Some deployments set GOOGLE_APPLICATION_CREDENTIALS to a JSON file path on the server. The primary supported path for on-prem is the GCP setup UI, which stores encrypted JSON in cloud_config (type: "gcp").

Optional — region

Set in .env:

VERTEX_AI_LOCATION=global

Default is global. LiteLLM uses this as vertex_location with vertex_project from the service account project_id. For Mistral Vertex OCR, the Mistral endpoint is fixed to us-central1 in code.
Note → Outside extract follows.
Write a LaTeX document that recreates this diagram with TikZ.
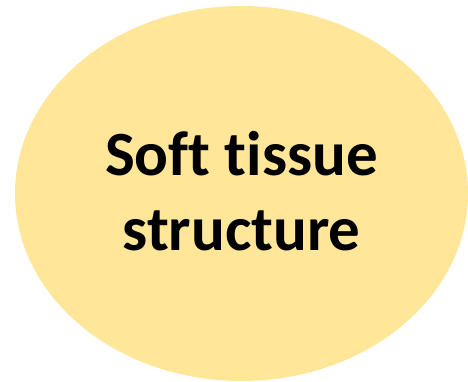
\documentclass[tikz,border=0pt]{standalone}
\usepackage{fontspec}
\setmainfont{Carlito}[Ligatures={NoCommon,NoContextual}]
\usetikzlibrary{shapes.geometric}
\definecolor{softgold}{HTML}{FFE699}

\begin{document}
\begin{tikzpicture}[x=1pt,y=1pt]
  \useasboundingbox (0,0) rectangle (468,382);
  \coordinate (C) at (241.5,188.5);
  \node[ellipse,fill=softgold,inner sep=0pt,minimum width=453pt,minimum height=375pt] (tissue) at (C) {};
  \node[align=center,font=\fontsize{63}{75}\selectfont\bfseries] (label) at ([yshift=2pt]tissue.center) {Soft tissue\\structure};
\end{tikzpicture}
\end{document}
7.5 Enable Vertex models in LLM Manager

  1. Account → Development → LLM Manager → Google Vertex AI.
  2. Enable the provider.
  3. Enable models, for example:
    • vertex_ai/gemini-2.5-flash — strong quality/latency balance for extraction
    • vertex_ai/gemini-3.1-flash-lite-preview — newer flash tier
    • vertex_ai/gemini-embedding-001 — embeddings for knowledge bases
  4. Run Test on vertex_ai/gemini-2.5-flash.

Gemini API vs Vertex AI

  Gemini API (GEMINI_API_KEY) Vertex AI (GCP service account)
Setup API key from Google AI Studio GCP project + service account JSON
Model prefix gemini/gemini-3-flash-preview vertex_ai/gemini-2.5-flash
Best for Quick start, dev Enterprise GCP, Mistral Vertex OCR
DocRouter UI LLM Manager → Gemini GCP setup + LLM Manager → Vertex AI

For the best quality/performance combo on Vertex, start with vertex_ai/gemini-2.5-flash; move to vertex_ai/gemini-3.1-flash-lite-preview when you want the newest flash generation.


Step 8 — End-to-end checklist after AWS account creation

Use this ordered checklist for a typical on-prem deployment.

AWS

  • Create S3 bucket (encrypted, private, correct region)
  • Create IAM role {prefix}-app-role with Textract, SES, and S3 bucket access
  • Create IAM user {prefix}-app-user with access key
  • Grant user sts:AssumeRole on the role
  • Grant user bedrock:InvokeModel if using Bedrock
  • (Optional) Verify SES sender and set SES_FROM_EMAIL
  • (Optional) Enable Bedrock foundation models in the console
  • Put AWS_ACCESS_KEY_ID, AWS_SECRET_ACCESS_KEY, AWS_S3_BUCKET_NAME in .env or AWS setup UI

Application platform

  • Provision server or containers (see Open Source for Docker Compose and Helm)
  • Install MongoDB and set MONGODB_URI
  • Set ADMIN_EMAIL, ADMIN_PASSWORD, NEXTAUTH_SECRET, NEXTAUTH_URL
  • Deploy frontend, backend, worker, and reverse proxy (nginx)
  • Confirm migrations ran and admin can log in

LLM

  • Add API keys via .env or LLM Manager (OpenAI, Mistral, etc.)
  • Enable chosen models per organization prompts and flows
  • (Optional) Enable Bedrock provider after AWS + model access
  • (Optional) Complete GCP Vertex setup and enable vertex_ai/gemini-2.5-flash

Validation

  • Upload a PDF; confirm Textract OCR completes
  • Run a prompt against your chosen flash model
  • (Optional) Send a test email if using SES
  • (Optional) Test Bedrock or Vertex from LLM Manager

Credential storage reference

Credential Storage Admin UI
AWS keys + bucket cloud_config type: "aws" Account → Development → AWS setup
GCP service account cloud_config type: "gcp" Account → Development → GCP setup
Azure Foundry SP cloud_config type: "azure" Account → Development → Azure setup
OpenAI, Mistral, etc. llm_providers.token (encrypted) Account → Development → LLM Manager

The canonical IAM and S3 layout lives in the analytiq-terraform GitHub sandbox:

When in doubt, clone the sandbox, run terraform apply from applications/docrouter, and use the outputs in DocRouter .env.